Game and Dr. Dre haven't worked together since The Documentary, Game's critically acclaimed debut album. After The Documentary, Game and 50 Cent began feuding which lead to Game's departure from G-Unit. Since The Documentary was a joint venture between Interscope, Dr. Dre's Aftermath and 50 Cent's G-Unit, the tension between Game and 50 Cent posed a hardship on Game's working relationship with Dr. Dre. Game's glad to be working with Dre again and said the legendary producer is insistent on culling the best work from artists. "Dre, he's a tutor," Game said. "He will make you say one line until the sun comes up."
In addition to "Dead People," Dre also provides narration for the album. Game wrote out his life story and Dre reads it for album interludes. " Game is also at his lyrical best on "Ricky," inspired by Morris Chestnut's character in the 1990 Oscar Award winning film Boyz N The Hood. The thematic song produced by DJ Khalil incorporates audio from the movie as Game unleashes autobiographical stories about hardships growing up in Compton. "I watched [Boyz N The Hood] on a bootleg VHS tape," Game said. "I watched it when I was 10 years old. It painted a vivid picture of how Los Angeles was." Plus, there is the dark, slow, eerie "Heavy Artillery" featuring Beanie Segal and Rick Ross, in which Game spews, "Eminem wasn't Dr. Dre's only sick n*gga."
Williams helps Game bridge the melodic and street elements on the album's street track, "It Must Be Me." The throwback, West Coast music bed and Game's steady spitting rhyme flow hearkens early Ice Cube. Williams also blesses Game with the braggadocios "It Must Be Tough" where he boasts about his ability to cop anything he wants, cars or women: "It must be tough, watching a n-gga ball like Carmello, my cars is all yellow, my broads is all yellow, what's wrong with y'all fellas."
Game further balances the album with an endearing ballad ode to his mother, "Mama Knows," beaming with guest vocals from Nelly Furtado. Lupe Fiasco joins him the soul-influenced "Skate On." And the party ensues on the booming "When My N-gga Come [Home]" and "Roll My Sh-t" both featuring Snoop.
Game exhibits his most creative style yet on "TKTKSONG TITLE." When Game heard Pharrell's old school track, he immediately thought Ghostface would be great to feature. However, when his initial efforts to reach the Wu-Tang Clan member were unsuccessful he decided to adopt Ghostface's rhyme style for the song.

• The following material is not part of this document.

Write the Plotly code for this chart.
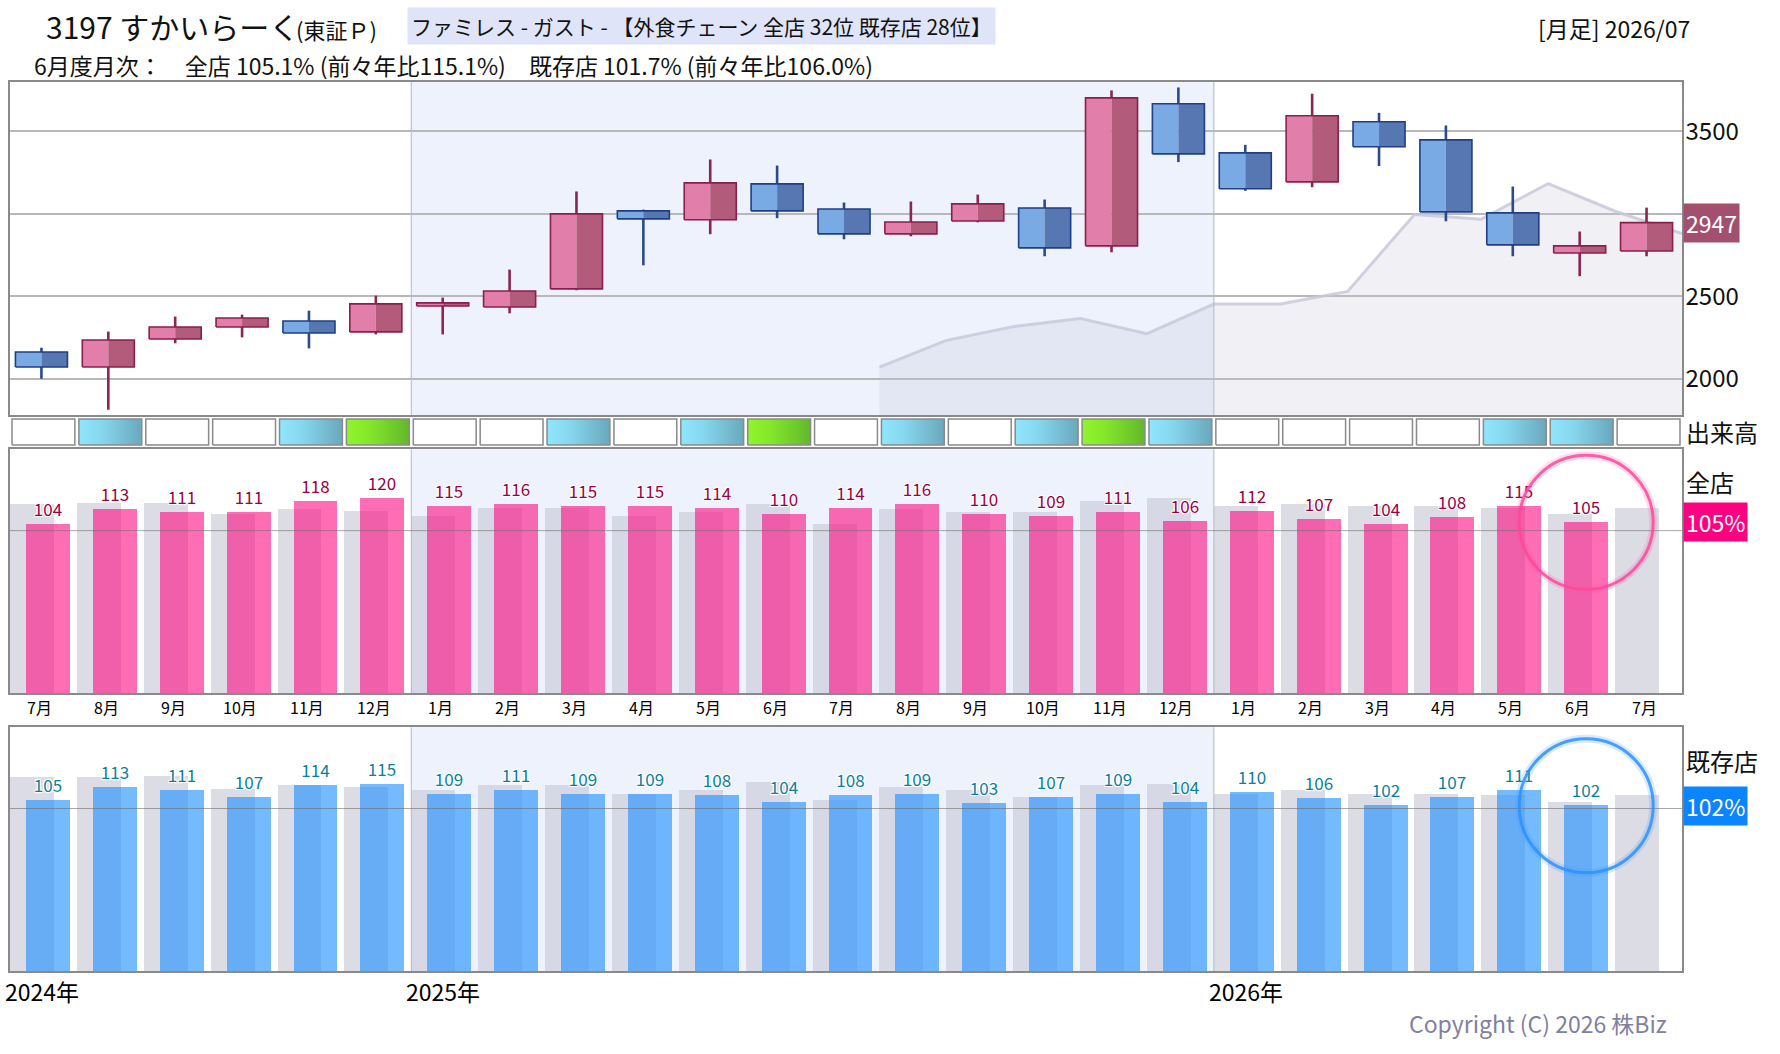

Maybe the most surprising recent shift for Game is his decision to forego beefs. Between rifts with 50 Cent and G-Unit, Jay-Z, and Joe Budden, among countless others, Game has been involved in his fair share of hip hop feuds. But Pharrell was influential in encouraging him to spend less them focusing on trivial matters. "Pharrell was like, ‘You are like my brother and I want people to see you how I see you,'" Game said, recalling his conversation with Pharrell. "I want them to see you for who you are. I want them to see how intelligent you are, how dope you are, and how crazy your pen game is, how articulate you are. Let's try no beef." Game said the new focus is positive. "It feels different. Feels crazy. Everybody feels good."
While R.E.D. does not abandon Game's hardcore fans, the 30-year-old rapper and proud father of two boys felt it was important for his music to reflect his personal growth. "How many n-ggas can you shoot at? How hood can you keep it?" Game asks. "I fought. I shot. I been in Hot 97 shoot outs. I've been in the hood getting shot. I got two dead brothers. Grew up in a foster home. Got molested sisters. I know how much a brick weigh. How much more hood do you want me to be? Want me to be 40 years old still kicking down the door, waving the 44? I got to flip the script."
Game not only flips the script with R.E.D., he re-writes it all together.